| Exercise |
Print the material below exactly as it stands, please, from its first line to the line holding "var plotLeft = 58, plotRight", with no pictures.

| Dataset excerpt |
########

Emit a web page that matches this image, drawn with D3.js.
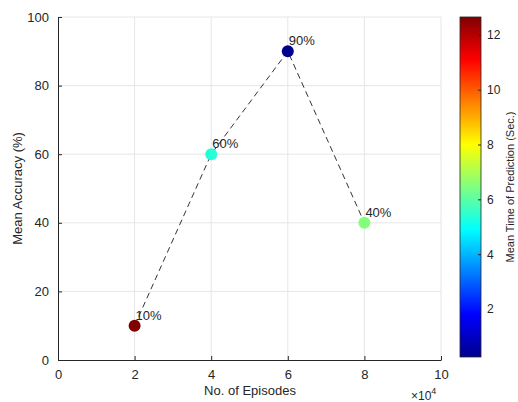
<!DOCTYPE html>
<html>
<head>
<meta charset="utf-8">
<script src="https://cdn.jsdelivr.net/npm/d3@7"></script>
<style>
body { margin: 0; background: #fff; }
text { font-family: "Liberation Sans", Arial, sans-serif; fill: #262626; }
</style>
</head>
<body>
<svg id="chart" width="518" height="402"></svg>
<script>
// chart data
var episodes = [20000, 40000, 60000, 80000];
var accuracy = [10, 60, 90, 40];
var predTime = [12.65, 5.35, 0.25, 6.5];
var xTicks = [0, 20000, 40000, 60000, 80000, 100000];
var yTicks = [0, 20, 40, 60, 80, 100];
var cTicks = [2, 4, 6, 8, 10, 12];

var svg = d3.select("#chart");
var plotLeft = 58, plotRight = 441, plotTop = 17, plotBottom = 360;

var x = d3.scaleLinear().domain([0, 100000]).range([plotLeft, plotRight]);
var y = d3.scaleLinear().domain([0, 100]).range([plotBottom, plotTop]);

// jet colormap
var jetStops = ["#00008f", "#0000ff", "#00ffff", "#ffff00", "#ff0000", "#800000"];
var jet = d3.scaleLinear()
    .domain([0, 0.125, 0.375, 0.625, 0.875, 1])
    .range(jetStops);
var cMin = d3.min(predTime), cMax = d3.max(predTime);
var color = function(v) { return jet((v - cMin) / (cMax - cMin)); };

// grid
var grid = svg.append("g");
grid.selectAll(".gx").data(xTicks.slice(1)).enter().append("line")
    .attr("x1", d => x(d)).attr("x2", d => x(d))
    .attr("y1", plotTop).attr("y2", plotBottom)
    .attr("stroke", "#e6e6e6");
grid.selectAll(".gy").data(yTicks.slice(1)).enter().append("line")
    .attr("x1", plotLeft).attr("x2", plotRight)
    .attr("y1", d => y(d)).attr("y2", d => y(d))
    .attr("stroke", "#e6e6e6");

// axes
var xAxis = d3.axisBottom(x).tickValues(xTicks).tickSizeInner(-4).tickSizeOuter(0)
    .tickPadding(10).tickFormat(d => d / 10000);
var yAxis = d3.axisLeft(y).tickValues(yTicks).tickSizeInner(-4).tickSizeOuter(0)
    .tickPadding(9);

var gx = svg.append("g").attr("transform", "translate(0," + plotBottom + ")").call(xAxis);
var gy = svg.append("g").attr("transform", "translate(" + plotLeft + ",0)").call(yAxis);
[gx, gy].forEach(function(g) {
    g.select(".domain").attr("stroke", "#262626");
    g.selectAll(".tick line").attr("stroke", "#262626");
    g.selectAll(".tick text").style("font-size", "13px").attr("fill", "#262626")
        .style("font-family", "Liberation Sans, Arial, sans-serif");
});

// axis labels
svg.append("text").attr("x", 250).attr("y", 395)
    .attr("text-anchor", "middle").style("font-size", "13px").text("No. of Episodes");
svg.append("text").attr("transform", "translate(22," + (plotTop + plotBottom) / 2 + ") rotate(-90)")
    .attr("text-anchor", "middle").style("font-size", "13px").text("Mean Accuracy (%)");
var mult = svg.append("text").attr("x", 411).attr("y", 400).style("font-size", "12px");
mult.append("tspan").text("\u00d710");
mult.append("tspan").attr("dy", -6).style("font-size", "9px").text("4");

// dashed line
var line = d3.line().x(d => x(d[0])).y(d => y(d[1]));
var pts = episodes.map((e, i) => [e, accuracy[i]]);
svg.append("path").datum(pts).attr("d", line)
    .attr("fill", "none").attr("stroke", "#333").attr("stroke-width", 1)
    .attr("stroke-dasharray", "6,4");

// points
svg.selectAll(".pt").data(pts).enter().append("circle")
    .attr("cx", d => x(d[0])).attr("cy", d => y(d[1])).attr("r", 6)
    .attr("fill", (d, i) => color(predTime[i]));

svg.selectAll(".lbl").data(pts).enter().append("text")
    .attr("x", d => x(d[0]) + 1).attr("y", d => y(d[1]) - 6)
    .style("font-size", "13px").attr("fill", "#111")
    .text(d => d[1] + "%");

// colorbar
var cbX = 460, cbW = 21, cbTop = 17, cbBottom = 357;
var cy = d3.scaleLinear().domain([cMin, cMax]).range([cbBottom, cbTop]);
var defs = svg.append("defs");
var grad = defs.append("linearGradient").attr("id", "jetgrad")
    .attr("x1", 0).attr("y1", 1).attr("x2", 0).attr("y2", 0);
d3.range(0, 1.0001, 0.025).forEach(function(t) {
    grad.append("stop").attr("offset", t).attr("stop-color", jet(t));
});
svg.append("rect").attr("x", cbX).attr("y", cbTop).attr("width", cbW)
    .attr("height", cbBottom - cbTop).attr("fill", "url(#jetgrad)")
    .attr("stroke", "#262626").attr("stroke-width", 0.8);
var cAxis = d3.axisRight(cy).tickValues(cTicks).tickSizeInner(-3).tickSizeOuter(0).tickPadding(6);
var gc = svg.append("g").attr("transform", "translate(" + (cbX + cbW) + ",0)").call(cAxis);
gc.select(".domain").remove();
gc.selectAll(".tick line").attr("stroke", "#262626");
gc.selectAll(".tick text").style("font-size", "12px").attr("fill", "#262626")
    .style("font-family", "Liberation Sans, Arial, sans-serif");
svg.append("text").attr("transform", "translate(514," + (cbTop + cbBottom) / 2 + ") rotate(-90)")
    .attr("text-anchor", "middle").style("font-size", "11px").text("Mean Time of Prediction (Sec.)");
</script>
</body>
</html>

########

| Finished task |
Emit a web page that matches this image, drawn with D3.js.
<!DOCTYPE html>
<html>
<head>
<meta charset="utf-8">
<script src="https://cdn.jsdelivr.net/npm/d3@7"></script>
<style>
body { margin: 0; background: #fff; }
text { font-family: "Liberation Sans", Arial, sans-serif; fill: #262626; }
</style>
</head>
<body>
<svg id="chart" width="518" height="402"></svg>
<script>
// chart data
var episodes = [20000, 40000, 60000, 80000];
var accuracy = [10, 60, 90, 40];
var predTime = [12.65, 5.35, 0.25, 6.5];
var xTicks = [0, 20000, 40000, 60000, 80000, 100000];
var yTicks = [0, 20, 40, 60, 80, 100];
var cTicks = [2, 4, 6, 8, 10, 12];

var svg = d3.select("#chart");
var plotLeft = 58, plotRight = 441, plotTop = 17, plotBottom = 360;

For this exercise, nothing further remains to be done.